■ What you should do ■
Repeat the listing below in full, exactly as it stands.

■ Dataset extract ■
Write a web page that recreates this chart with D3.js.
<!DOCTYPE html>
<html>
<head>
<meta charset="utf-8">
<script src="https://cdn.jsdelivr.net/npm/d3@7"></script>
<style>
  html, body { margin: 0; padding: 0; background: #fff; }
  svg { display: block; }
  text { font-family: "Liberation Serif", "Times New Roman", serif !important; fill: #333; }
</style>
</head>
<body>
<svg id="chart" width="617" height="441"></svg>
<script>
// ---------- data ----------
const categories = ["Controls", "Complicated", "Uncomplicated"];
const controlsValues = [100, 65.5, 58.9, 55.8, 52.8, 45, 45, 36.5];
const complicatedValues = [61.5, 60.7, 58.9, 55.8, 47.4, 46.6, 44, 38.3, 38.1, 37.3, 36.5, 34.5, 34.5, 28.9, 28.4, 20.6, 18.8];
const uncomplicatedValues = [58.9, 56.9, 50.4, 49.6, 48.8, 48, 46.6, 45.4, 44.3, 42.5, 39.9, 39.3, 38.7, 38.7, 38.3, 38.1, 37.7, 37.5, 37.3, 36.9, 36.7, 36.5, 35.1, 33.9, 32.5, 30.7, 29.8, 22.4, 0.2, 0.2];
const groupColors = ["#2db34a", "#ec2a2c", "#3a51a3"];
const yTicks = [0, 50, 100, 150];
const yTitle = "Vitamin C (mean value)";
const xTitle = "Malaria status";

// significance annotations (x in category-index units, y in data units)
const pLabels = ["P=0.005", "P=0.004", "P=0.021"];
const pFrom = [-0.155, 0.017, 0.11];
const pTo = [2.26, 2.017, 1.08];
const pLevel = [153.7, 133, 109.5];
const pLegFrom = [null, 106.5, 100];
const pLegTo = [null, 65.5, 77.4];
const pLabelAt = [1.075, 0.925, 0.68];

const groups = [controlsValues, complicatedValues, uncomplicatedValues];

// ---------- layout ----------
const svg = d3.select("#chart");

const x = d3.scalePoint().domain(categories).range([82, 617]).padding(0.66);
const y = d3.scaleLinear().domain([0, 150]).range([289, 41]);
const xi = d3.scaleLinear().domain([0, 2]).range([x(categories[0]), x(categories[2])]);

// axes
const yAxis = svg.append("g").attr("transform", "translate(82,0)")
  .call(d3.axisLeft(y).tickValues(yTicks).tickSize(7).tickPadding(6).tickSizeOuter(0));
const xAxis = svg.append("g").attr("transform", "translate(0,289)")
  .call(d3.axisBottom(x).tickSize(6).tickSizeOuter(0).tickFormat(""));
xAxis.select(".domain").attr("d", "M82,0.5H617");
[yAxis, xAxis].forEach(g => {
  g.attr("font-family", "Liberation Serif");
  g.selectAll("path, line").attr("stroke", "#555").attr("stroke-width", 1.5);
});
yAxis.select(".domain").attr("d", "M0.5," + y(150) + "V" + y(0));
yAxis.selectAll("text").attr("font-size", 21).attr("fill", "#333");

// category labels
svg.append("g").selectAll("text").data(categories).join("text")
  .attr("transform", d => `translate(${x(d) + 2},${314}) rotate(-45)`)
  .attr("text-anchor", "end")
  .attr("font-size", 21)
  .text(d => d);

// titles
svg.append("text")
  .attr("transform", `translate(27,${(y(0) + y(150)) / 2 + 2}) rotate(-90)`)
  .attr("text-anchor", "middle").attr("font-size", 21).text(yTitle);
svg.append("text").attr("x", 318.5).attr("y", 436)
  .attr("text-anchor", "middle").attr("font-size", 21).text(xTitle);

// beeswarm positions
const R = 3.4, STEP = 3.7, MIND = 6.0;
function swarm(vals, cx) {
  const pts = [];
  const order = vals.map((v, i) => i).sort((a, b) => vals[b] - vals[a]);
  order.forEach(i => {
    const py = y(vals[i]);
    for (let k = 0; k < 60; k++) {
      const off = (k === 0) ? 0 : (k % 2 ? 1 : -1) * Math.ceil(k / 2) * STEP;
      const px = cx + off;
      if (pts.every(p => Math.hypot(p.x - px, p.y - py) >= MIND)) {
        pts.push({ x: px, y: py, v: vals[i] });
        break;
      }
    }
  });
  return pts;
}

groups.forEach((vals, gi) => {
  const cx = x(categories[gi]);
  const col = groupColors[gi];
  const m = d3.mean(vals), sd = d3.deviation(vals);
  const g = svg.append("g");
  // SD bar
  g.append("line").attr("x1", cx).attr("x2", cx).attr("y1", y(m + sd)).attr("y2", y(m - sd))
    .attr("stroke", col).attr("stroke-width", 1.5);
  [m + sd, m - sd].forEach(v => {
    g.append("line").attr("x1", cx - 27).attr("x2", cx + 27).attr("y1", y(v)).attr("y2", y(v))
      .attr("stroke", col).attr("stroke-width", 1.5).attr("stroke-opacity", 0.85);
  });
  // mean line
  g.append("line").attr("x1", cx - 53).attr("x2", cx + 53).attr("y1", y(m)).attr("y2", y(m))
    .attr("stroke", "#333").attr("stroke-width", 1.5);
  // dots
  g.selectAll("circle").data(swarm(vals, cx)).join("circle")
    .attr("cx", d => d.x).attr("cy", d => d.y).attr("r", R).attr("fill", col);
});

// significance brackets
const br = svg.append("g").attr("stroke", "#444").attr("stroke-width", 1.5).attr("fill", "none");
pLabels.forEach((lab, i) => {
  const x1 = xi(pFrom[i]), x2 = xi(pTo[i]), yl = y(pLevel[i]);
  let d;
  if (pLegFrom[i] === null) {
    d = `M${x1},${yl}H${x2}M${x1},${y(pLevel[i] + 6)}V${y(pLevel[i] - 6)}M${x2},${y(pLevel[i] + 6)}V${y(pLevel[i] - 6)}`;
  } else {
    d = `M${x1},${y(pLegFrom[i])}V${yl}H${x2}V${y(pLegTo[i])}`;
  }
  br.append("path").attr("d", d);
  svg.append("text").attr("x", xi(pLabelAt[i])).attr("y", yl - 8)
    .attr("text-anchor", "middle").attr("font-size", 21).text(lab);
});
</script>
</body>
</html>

■ Solution to this problem ■
Write a web page that recreates this chart with D3.js.
<!DOCTYPE html>
<html>
<head>
<meta charset="utf-8">
<script src="https://cdn.jsdelivr.net/npm/d3@7"></script>
<style>
  html, body { margin: 0; padding: 0; background: #fff; }
  svg { display: block; }
  text { font-family: "Liberation Serif", "Times New Roman", serif !important; fill: #333; }
</style>
</head>
<body>
<svg id="chart" width="617" height="441"></svg>
<script>
// ---------- data ----------
const categories = ["Controls", "Complicated", "Uncomplicated"];
const controlsValues = [100, 65.5, 58.9, 55.8, 52.8, 45, 45, 36.5];
const complicatedValues = [61.5, 60.7, 58.9, 55.8, 47.4, 46.6, 44, 38.3, 38.1, 37.3, 36.5, 34.5, 34.5, 28.9, 28.4, 20.6, 18.8];
const uncomplicatedValues = [58.9, 56.9, 50.4, 49.6, 48.8, 48, 46.6, 45.4, 44.3, 42.5, 39.9, 39.3, 38.7, 38.7, 38.3, 38.1, 37.7, 37.5, 37.3, 36.9, 36.7, 36.5, 35.1, 33.9, 32.5, 30.7, 29.8, 22.4, 0.2, 0.2];
const groupColors = ["#2db34a", "#ec2a2c", "#3a51a3"];
const yTicks = [0, 50, 100, 150];
const yTitle = "Vitamin C (mean value)";
const xTitle = "Malaria status";

// significance annotations (x in category-index units, y in data units)
const pLabels = ["P=0.005", "P=0.004", "P=0.021"];
const pFrom = [-0.155, 0.017, 0.11];
const pTo = [2.26, 2.017, 1.08];
const pLevel = [153.7, 133, 109.5];
const pLegFrom = [null, 106.5, 100];
const pLegTo = [null, 65.5, 77.4];
const pLabelAt = [1.075, 0.925, 0.68];

const groups = [controlsValues, complicatedValues, uncomplicatedValues];

// ---------- layout ----------
const svg = d3.select("#chart");

const x = d3.scalePoint().domain(categories).range([82, 617]).padding(0.66);
const y = d3.scaleLinear().domain([0, 150]).range([289, 41]);
const xi = d3.scaleLinear().domain([0, 2]).range([x(categories[0]), x(categories[2])]);

// axes
const yAxis = svg.append("g").attr("transform", "translate(82,0)")
  .call(d3.axisLeft(y).tickValues(yTicks).tickSize(7).tickPadding(6).tickSizeOuter(0));
const xAxis = svg.append("g").attr("transform", "translate(0,289)")
  .call(d3.axisBottom(x).tickSize(6).tickSizeOuter(0).tickFormat(""));
xAxis.select(".domain").attr("d", "M82,0.5H617");
[yAxis, xAxis].forEach(g => {
  g.attr("font-family", "Liberation Serif");
  g.selectAll("path, line").attr("stroke", "#555").attr("stroke-width", 1.5);
});
yAxis.select(".domain").attr("d", "M0.5," + y(150) + "V" + y(0));
yAxis.selectAll("text").attr("font-size", 21).attr("fill", "#333");

// category labels
svg.append("g").selectAll("text").data(categories).join("text")
  .attr("transform", d => `translate(${x(d) + 2},${314}) rotate(-45)`)
  .attr("text-anchor", "end")
  .attr("font-size", 21)
  .text(d => d);

// titles
svg.append("text")
  .attr("transform", `translate(27,${(y(0) + y(150)) / 2 + 2}) rotate(-90)`)
  .attr("text-anchor", "middle").attr("font-size", 21).text(yTitle);
svg.append("text").attr("x", 318.5).attr("y", 436)
  .attr("text-anchor", "middle").attr("font-size", 21).text(xTitle);

// beeswarm positions
const R = 3.4, STEP = 3.7, MIND = 6.0;
function swarm(vals, cx) {
  const pts = [];
  const order = vals.map((v, i) => i).sort((a, b) => vals[b] - vals[a]);
  order.forEach(i => {
    const py = y(vals[i]);
    for (let k = 0; k < 60; k++) {
      const off = (k === 0) ? 0 : (k % 2 ? 1 : -1) * Math.ceil(k / 2) * STEP;
      const px = cx + off;
      if (pts.every(p => Math.hypot(p.x - px, p.y - py) >= MIND)) {
        pts.push({ x: px, y: py, v: vals[i] });
        break;
      }
    }
  });
  return pts;
}

groups.forEach((vals, gi) => {
  const cx = x(categories[gi]);
  const col = groupColors[gi];
  const m = d3.mean(vals), sd = d3.deviation(vals);
  const g = svg.append("g");
  // SD bar
  g.append("line").attr("x1", cx).attr("x2", cx).attr("y1", y(m + sd)).attr("y2", y(m - sd))
    .attr("stroke", col).attr("stroke-width", 1.5);
  [m + sd, m - sd].forEach(v => {
    g.append("line").attr("x1", cx - 27).attr("x2", cx + 27).attr("y1", y(v)).attr("y2", y(v))
      .attr("stroke", col).attr("stroke-width", 1.5).attr("stroke-opacity", 0.85);
  });
  // mean line
  g.append("line").attr("x1", cx - 53).attr("x2", cx + 53).attr("y1", y(m)).attr("y2", y(m))
    .attr("stroke", "#333").attr("stroke-width", 1.5);
  // dots
  g.selectAll("circle").data(swarm(vals, cx)).join("circle")
    .attr("cx", d => d.x).attr("cy", d => d.y).attr("r", R).attr("fill", col);
});

// significance brackets
const br = svg.append("g").attr("stroke", "#444").attr("stroke-width", 1.5).attr("fill", "none");
pLabels.forEach((lab, i) => {
  const x1 = xi(pFrom[i]), x2 = xi(pTo[i]), yl = y(pLevel[i]);
  let d;
  if (pLegFrom[i] === null) {
    d = `M${x1},${yl}H${x2}M${x1},${y(pLevel[i] + 6)}V${y(pLevel[i] - 6)}M${x2},${y(pLevel[i] + 6)}V${y(pLevel[i] - 6)}`;
  } else {
    d = `M${x1},${y(pLegFrom[i])}V${yl}H${x2}V${y(pLegTo[i])}`;
  }
  br.append("path").attr("d", d);
  svg.append("text").attr("x", xi(pLabelAt[i])).attr("y", yl - 8)
    .attr("text-anchor", "middle").attr("font-size", 21).text(lab);
});
</script>
</body>
</html>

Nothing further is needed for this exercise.